President Barack Obama speaks in San Jose, Calif.

President Barack Obama speaks in San Jose, Calif. (June 7, 2013) Photo Credit: AP

It doesn't comfort me to read that President Barack Obama "strongly defended the government's secret surveillance" of Americans as a means of safeguarding us ["Defense of surveillance," News, June 8].

This is a man who finds out what constitutional rights the IRS is violating only by watching the nightly news, ignores cries for help from a U.S. consulate in Libya before the brutal murders at Benghazi, and continues to add lie upon lie concerning the hidden aspects of Obamacare.

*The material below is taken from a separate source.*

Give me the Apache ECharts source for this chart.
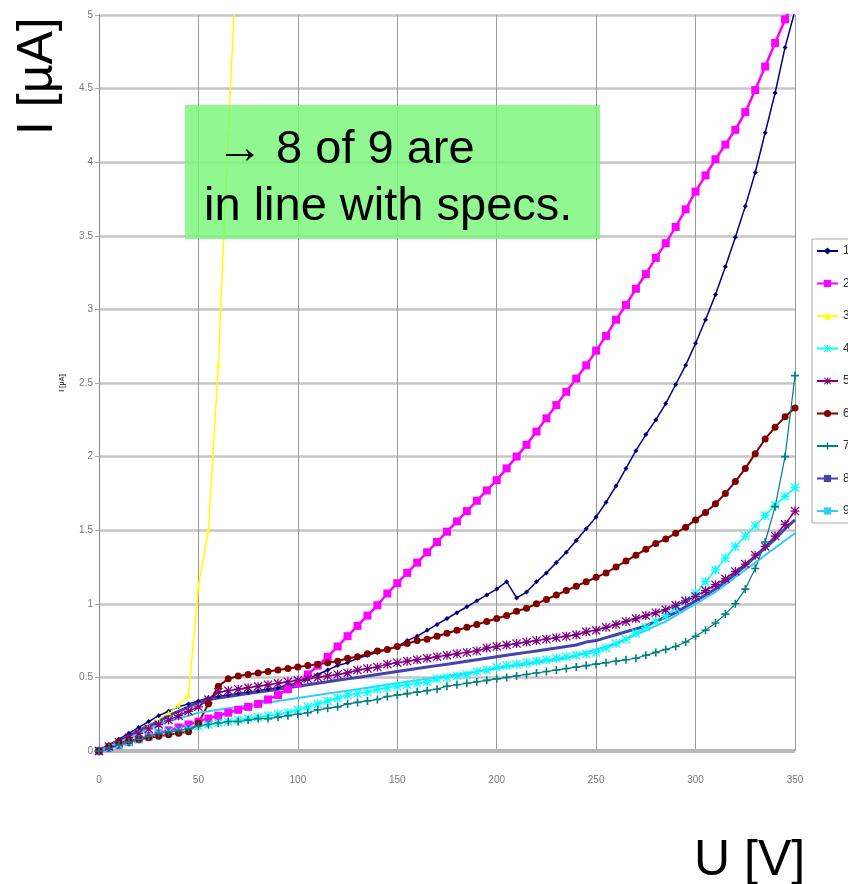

He seems to be going through his job in the dark, yet suddenly he knows what's best for us? And what's best for us, in his opinion, is to spy on us? He says, "We're going to have to make some choices as a society." I don't recall being offered any choice. I don't recall volunteering to surrender my constitutional rights to government agencies.

To quote Benjamin Franklin, "They who can give up essential liberty to obtain a little temporary safety, deserve neither liberty nor safety."

Thank you, Mr. President, but no thank you. I would rather retain the rights guaranteed and protected by the Constitution, which was conceived by men like Benjamin Franklin who knew the dangers of an intrusive government.